Costs and ongoing compliance

Budget for both the setup and the upkeep. The state filing fee for the Certificate of Formation runs about $110. A registered agent adds the annual fee noted above. After that, Delaware’s signature obligation is the annual LLC franchise tax, a flat $300 due every year by June 1, regardless of whether the property turned a profit. Miss it and penalties and interest start to accrue, and the LLC can fall out of good standing. Unlike corporations, Delaware LLCs do not file a separate annual report, which keeps the paperwork light.

Whether a $75 state business license applies depends on if your LLC actually does business inside Delaware; a company that simply holds property located elsewhere often does not transact in the state itself. You can confirm current fees and pay the franchise tax directly through the Delaware Division of Corporations.

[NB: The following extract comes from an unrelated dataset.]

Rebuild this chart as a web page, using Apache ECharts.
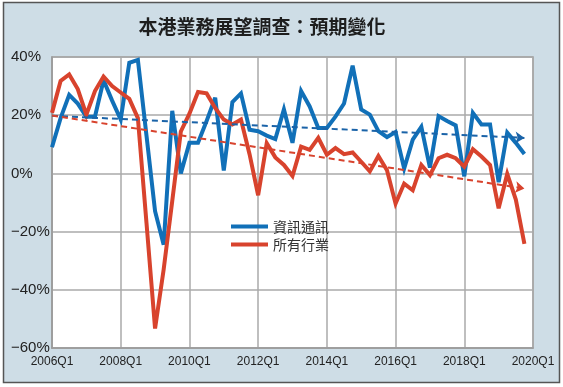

Common mistakes landlords make

A few errors show up again and again.

Forgetting to register in the property’s home state: Forming in Delaware does not let you skip registration where the building actually sits. If your rental is in Texas, Florida, or anywhere outside Delaware, your Delaware LLC almost always has to register as a “foreign” LLC in that state too, with its own fees and annual filings. Owners who miss this can face penalties and, in some states, real trouble enforcing the LLC’s rights in court.

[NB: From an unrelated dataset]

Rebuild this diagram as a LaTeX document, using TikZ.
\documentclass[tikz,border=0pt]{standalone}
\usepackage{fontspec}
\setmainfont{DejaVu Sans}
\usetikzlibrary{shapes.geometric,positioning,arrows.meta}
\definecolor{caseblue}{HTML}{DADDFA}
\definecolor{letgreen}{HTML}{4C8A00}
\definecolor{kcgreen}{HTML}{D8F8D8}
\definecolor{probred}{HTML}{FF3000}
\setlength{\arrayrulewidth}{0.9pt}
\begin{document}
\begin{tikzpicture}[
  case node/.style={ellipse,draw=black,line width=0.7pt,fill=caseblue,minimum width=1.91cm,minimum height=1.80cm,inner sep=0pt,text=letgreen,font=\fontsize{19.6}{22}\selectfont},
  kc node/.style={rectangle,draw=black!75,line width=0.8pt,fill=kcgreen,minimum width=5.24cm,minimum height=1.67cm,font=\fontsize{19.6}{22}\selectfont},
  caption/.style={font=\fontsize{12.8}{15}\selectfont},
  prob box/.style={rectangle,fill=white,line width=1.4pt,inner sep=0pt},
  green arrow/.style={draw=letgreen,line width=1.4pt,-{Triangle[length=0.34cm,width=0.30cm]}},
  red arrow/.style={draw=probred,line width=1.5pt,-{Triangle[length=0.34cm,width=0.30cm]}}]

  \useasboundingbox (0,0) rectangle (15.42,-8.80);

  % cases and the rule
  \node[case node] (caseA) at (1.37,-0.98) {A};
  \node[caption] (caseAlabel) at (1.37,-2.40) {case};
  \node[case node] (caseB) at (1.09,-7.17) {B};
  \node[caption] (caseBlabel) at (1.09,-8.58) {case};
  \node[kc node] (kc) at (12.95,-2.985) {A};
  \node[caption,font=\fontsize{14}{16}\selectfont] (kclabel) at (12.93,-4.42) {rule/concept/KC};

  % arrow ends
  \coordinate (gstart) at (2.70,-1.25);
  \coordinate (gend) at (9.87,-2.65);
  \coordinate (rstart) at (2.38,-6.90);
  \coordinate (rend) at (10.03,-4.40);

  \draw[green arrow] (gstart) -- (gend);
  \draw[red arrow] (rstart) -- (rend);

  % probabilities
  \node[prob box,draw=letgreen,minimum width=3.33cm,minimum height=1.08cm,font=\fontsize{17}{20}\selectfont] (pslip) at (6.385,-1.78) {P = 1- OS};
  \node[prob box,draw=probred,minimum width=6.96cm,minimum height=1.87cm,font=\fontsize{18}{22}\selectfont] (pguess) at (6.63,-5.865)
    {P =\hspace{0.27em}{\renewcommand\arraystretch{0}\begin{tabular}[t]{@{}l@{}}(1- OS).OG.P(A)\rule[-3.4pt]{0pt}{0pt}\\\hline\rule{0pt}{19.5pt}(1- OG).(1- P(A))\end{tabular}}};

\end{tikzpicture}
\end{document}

Mixing personal and business money: Paying for a roof repair from your personal account, or running rent into your own checking, blurs the line between you and the company. Courts can “pierce the corporate veil” when an LLC looks like a personal piggy bank, and that can erase the protection entirely. Keep a dedicated account and run everything through it.

Transferring the property incorrectly, or not at all: The LLC only protects what it owns. If you form the company but never deed the property into it, the structure is decorative. Moving a mortgaged property can also trigger a due-on-sale clause, so check with your lender first.

Skipping the operating agreement and good records: Treat the LLC like a real business, with its own paperwork and its own bank account, and it behaves like one when you need it to.